The camera obscura (from Latin camera obscūra, "dark chamber") is a simple optical device: a light-tight enclosure with a small hole or lens in one wall that casts an image of the outside world onto the opposite surface. The projected picture is a real, inverted and reversed representation of the scene outside; the effect is produced because rays of light from each point of the scene pass through the aperture and fall on corresponding points on the projection surface. Variants range from a room-sized facility to a small handheld box or a basic pinhole camera.

Principle and basic construction

At its core, a camera obscura is built from three elements: a dark enclosure, an aperture, and a surface to receive the image. The aperture can be a tiny hole cut into a wall (the classic pinhole) or a simple converging lens that increases brightness and allows focus. Making the hole smaller typically sharpens the image while reducing its brightness, whereas adding a lens produces a brighter, more resolvable image and permits focus adjustment. Without optical correction, the projection appears upside-down and laterally reversed; mirrors can be introduced to reorient the image so it appears 'right side up.' For instructions and designs, see sources on the simple pinhole camera.

History and development

Knowledge of pinhole projection is ancient. Observations that sunlight passing through small openings produces images have been recorded in classical China and Greece, and were later systematized in medieval Arabic optics. The 11th-century scholar Ibn al-Haytham (Alhazen) used the phenomenon in studies of vision and light. During the Renaissance and later centuries, portable and room-sized camerae obscurae were used by artists and scientists. In the 18th and 19th centuries the device became both a practical aid for drawing and an entertainment attraction; ultimately its optical concepts contributed directly to the invention of photographic cameras in the early 19th century.

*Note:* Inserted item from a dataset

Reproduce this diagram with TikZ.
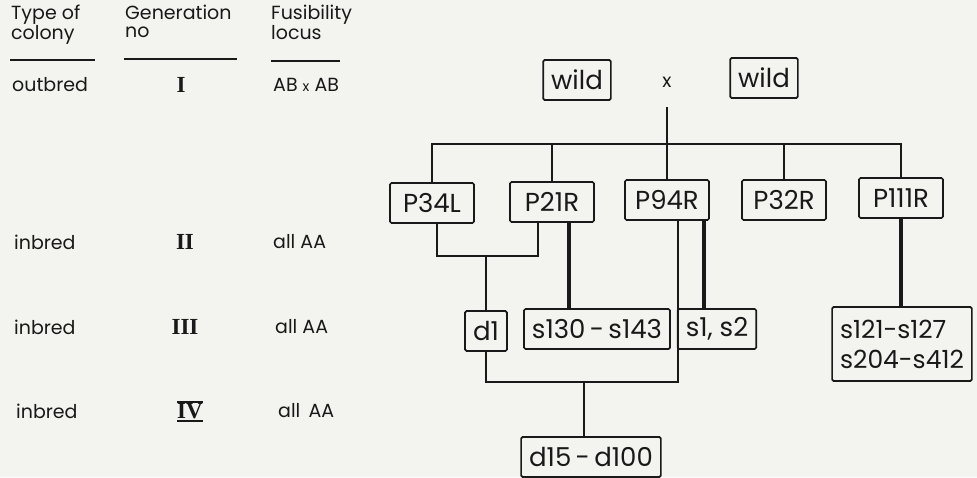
\documentclass[tikz,border=0pt]{standalone}
\usepackage{fontspec}
\setmainfont{Poppins}
\newfontfamily\romfont{Liberation Serif}
\usepackage{xcolor}
\definecolor{paper}{RGB}{243,244,239}
\definecolor{ink}{RGB}{25,25,25}

\tikzset{
  lbl/.style={font=\fontsize{19}{18}\selectfont, text=ink, inner sep=0pt},
  gen/.style={font=\fontsize{23}{22}\romfont\bfseries, text=ink, inner sep=0pt},
  box/.style={draw=ink, line width=1.7pt, rounded corners=1.5pt, text=ink,
    font=\fontsize{26}{29}\selectfont, inner xsep=8pt, minimum height=40pt},
  pbox/.style={box, minimum width=84pt},
  link/.style={draw=ink, line width=1.5pt},
  heavy/.style={draw=ink, line width=3.2pt},
  rule/.style={draw=ink, line width=1.8pt},
}

\begin{document}
\begin{tikzpicture}[x=1pt, y=-1pt]
  \fill[paper] (0,0) rectangle (977,477);
  \useasboundingbox (0,0) rectangle (977,477);

  % column heads
  \node[lbl, anchor=north west, align=left] (typehd) at (11,5) {Type of\\colony};
  \node[lbl, anchor=north west, align=left] (genhd) at (125,5) {Generation\\no};
  \node[lbl, anchor=north west, align=left] (fushd) at (271,5) {Fusibility\\locus};
  \draw[rule] (10,60) -- (95,60);
  \draw[rule] (124,59) -- (237,59);
  \draw[rule] (271,61) -- (340,61);

  % rows
  \node[lbl, anchor=west] (type1) at (12,85) {outbred};
  \node[lbl, anchor=west] (type2) at (14,242) {inbred};
  \node[lbl, anchor=west] (type3) at (14,327) {inbred};
  \node[lbl, anchor=west] (type4) at (16,411) {inbred};
  \node[gen] (gen1) at (181,85) {I};
  \node[gen] (gen2) at (185,242) {II};
  \node[gen] (gen3) at (185,327) {III};
  \node[gen] (gen4) at (190,411) {IV};
  \draw[rule] ([yshift=1pt]gen4.north west) -- ([yshift=1pt]gen4.north east);
  \draw[rule] ([yshift=-2pt]gen4.south west) -- ([yshift=-2pt]gen4.south east);
  \node[lbl, anchor=west] (fus1) at (273,85) {AB {\fontsize{14}{14}\selectfont x} AB};
  \node[lbl, anchor=west] (fus2) at (273,242) {all AA};
  \node[lbl, anchor=west] (fus3) at (275,327) {all AA};
  \node[lbl, anchor=west] (fus4) at (278,411) {all\, AA};

  % generation I
  \node[box] (wildL) at (577,80) {wild};
  \node[lbl] (cross) at (667,82) {x};
  \node[box] (wildR) at (764,78) {wild};
  \coordinate (crossend) at (667,107);
  \coordinate (bus) at (667,144);

  % generation II
  \node[pbox] (P34L) at (432,203) {P34L};
  \node[pbox] (P21R) at (552,202) {P21R};
  \node[pbox] (P94R) at (667,200) {P94R};
  \node[pbox] (P32R) at (784,200) {P32R};
  \node[pbox] (P111R) at (901,198) {P111R};

  % generation III
  \node[box] (d1) at (486,331) {d1};
  \node[box] (s130) at (597,329) {s130\,-\,s143};
  \node[box] (s1) at (717,329) {s1, s2};
  \node[box, align=left, minimum height=74pt, font=\fontsize{25}{30}\selectfont] (s121) at (902,344) {s121-s127\\s204-s412};
  \coordinate (join1) at (486,256);
  \coordinate (join2) at (584,382);

  % generation IV
  \node[box] (d15) at (591,457) {d15\,-\,d100};

  \draw[link] (crossend) -- (bus);
  \draw[link] (P34L.north) |- (bus) -| (P111R.north);
  \draw[link] (P21R.north) -- (P21R.north |- bus);
  \draw[link] (P94R.north) -- (P94R.north |- bus);
  \draw[link] (P32R.north) -- (P32R.north |- bus);

  \draw[link] ([xshift=5pt]P34L.south) |- (join1) -| ([xshift=-14pt]P21R.south);
  \draw[link] (join1) -- (d1.north);
  \draw[heavy] ([xshift=17pt]P21R.south) -- ([xshift=17pt]P21R.south |- s130.north);
  \draw[heavy] ([xshift=37pt]P94R.south) -- ([xshift=37pt]P94R.south |- s1.north);
  \draw[heavy] (P111R.south) -- (P111R.south |- s121.north);

  \draw[link] (d1.south) |- (join2) -| ([xshift=11pt]P94R.south);
  \draw[link] (join2) -- (join2 |- d15.north);
\end{tikzpicture}
\end{document}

Uses, examples, and cultural significance

  • Artistic aid: Many landscape and interior painters used camerae obscurae to capture accurate perspective, scale, and tonal relationships. Debate continues about the extent to which specific artists relied on it.
  • Scientific demonstration: It remains a simple demonstration of rectilinear propagation of light and image formation, used in physics education and optics laboratories.
  • Public installations: Large, room-sized camerae obscurae are exhibited in museums and tourist sites as immersive experiences that let visitors observe moving projections of the surrounding environment.
  • Photography precursor: The device established the essential architecture of the camera—light-tight enclosure, controlled aperture, and an image plane—paving the way for chemical and later electronic image capture.

Variations, safety, and notable facts

Variations include fixed-room setups, tent-like portable models for painters, and compact pinhole boxes used for long-exposure photography. When viewing bright sources such as the Sun, projection via a camera obscura is a safe method: the image is observed on a screen rather than by looking directly at the source. Notable optical features include the dependence of sharpness on aperture size and the trade-off between image brightness and resolution. Adding a lens alters these trade-offs by concentrating more light and enabling focus control.

Although simple in principle, the camera obscura played a disproportionate role in the history of visual culture: it is both an educational tool that reveals how light forms images and a historical bridge between human observation, representational art, and photographic technology.